PDF/UA Certification (ISO 14289)

PDF/UA (Universal Accessibility) is the ISO standard for accessible PDFs. It defines technical requirements that ensure PDFs work with all assistive technologies.

What is PDF/UA and Why Does It Matter?

PDF/UA (Universal Accessibility), formally known as ISO 14289, is the international standard that defines what makes a PDF document accessible. Unlike WCAG, which provides general accessibility guidelines applicable to all digital content, PDF/UA specifies exact technical requirements for the PDF format itself.

The 'UA' in PDF/UA stands for Universal Accessibility—a PDF that conforms to this standard should be accessible to all users, regardless of the assistive technology they use. Whether someone accesses your document with JAWS, NVDA, VoiceOver, or a refreshable Braille display, a PDF/UA-compliant document will work correctly.

Why PDF/UA Certification Matters PDF/UA compliance isn't just about accessibility—it's increasingly a business requirement. European public procurement often mandates PDF/UA compliance for document submissions. The European Accessibility Act references PDF/UA through EN 301 549. Many enterprise customers now require PDF/UA certification as part of vendor assessments.

Critically, PDF/UA provides machine-verifiable requirements. Unlike WCAG, where many success criteria require human judgment, PDF/UA requirements can be validated through automated tools like PAC (PDF Accessibility Checker). This makes it easier to verify compliance and provide objective certification.

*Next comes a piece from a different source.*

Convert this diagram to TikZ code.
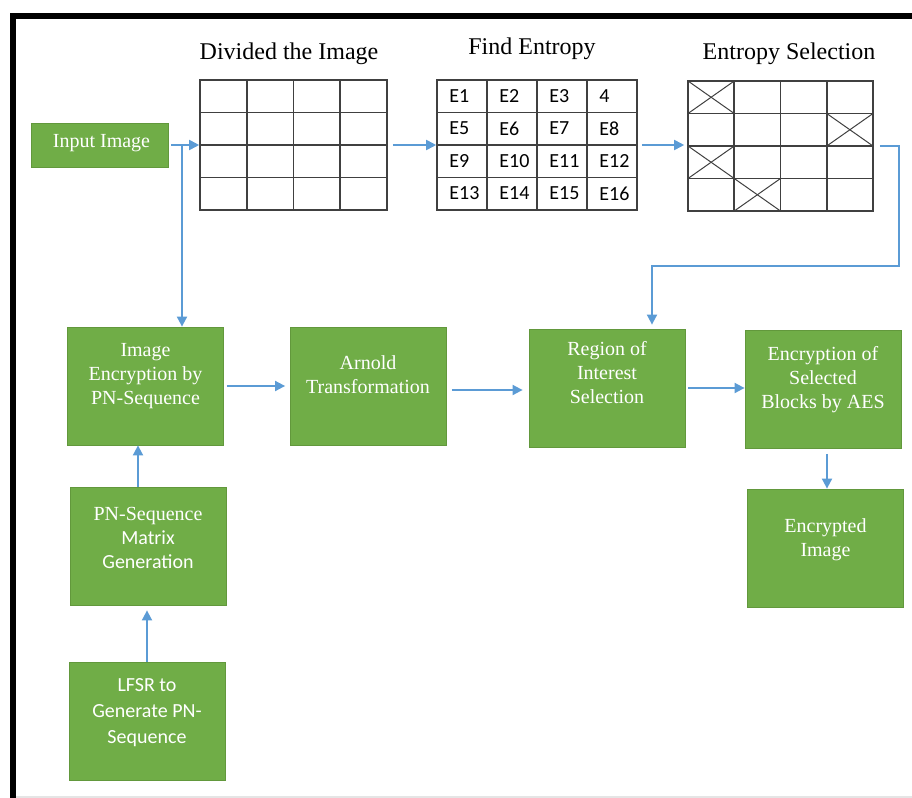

PDF/UA Technical Requirements: The Complete Breakdown

PDF/UA defines specific technical requirements organized across several categories, with the Matterhorn Protocol breaking these down into 136 testable checkpoints. Understanding these requirements is essential for creating documents that pass certification.

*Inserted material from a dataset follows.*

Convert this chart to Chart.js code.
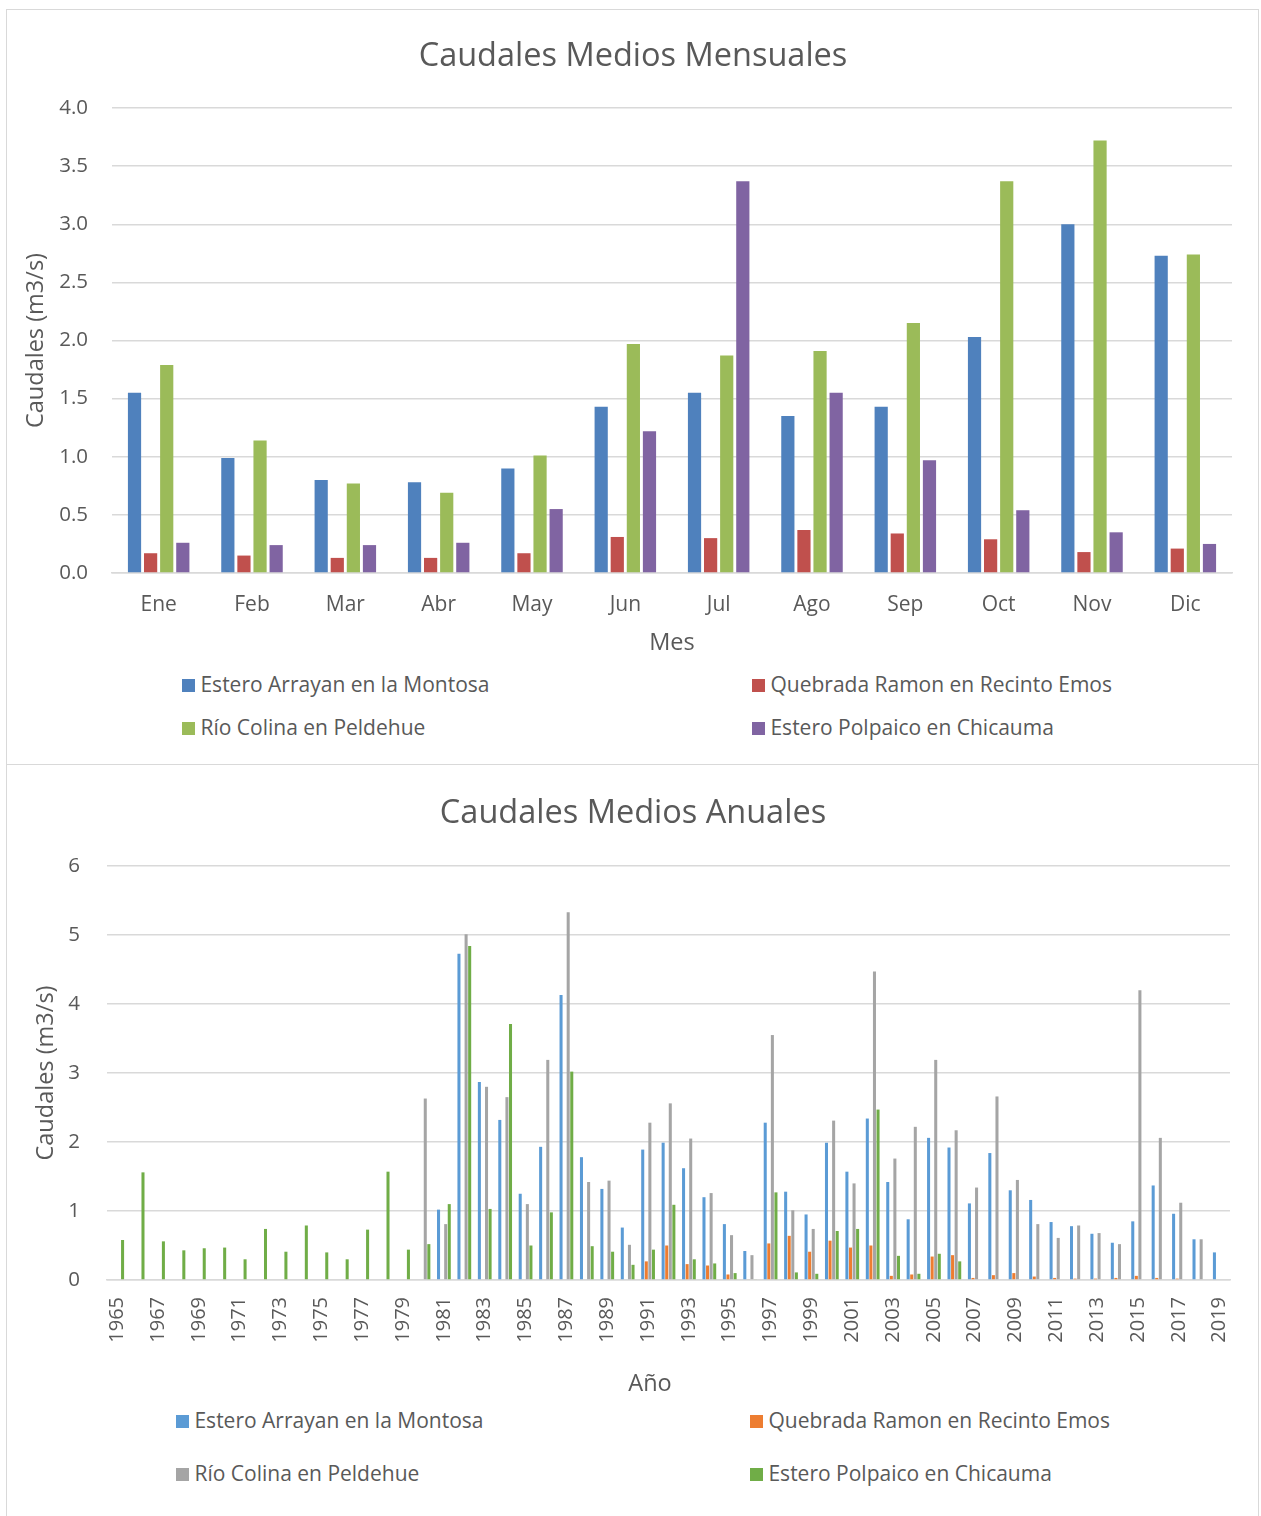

Structure Requirements Every element of content must be either tagged or marked as an artifact. Tags must be semantically appropriate—a heading must use H1-H6 tags, not just bold paragraph text. The tag structure must define a logical reading order that makes sense when linearized. The document must have a title in its metadata and include a PDF/UA identifier declaring conformance to the standard.

Text Requirements All text must be Unicode-mapped, meaning screen readers can extract actual characters rather than glyph codes. The document language must be declared, with language changes marked inline where appropriate. Fonts must be embedded or have proper fallback definitions. Text must be actual text content, not images of text.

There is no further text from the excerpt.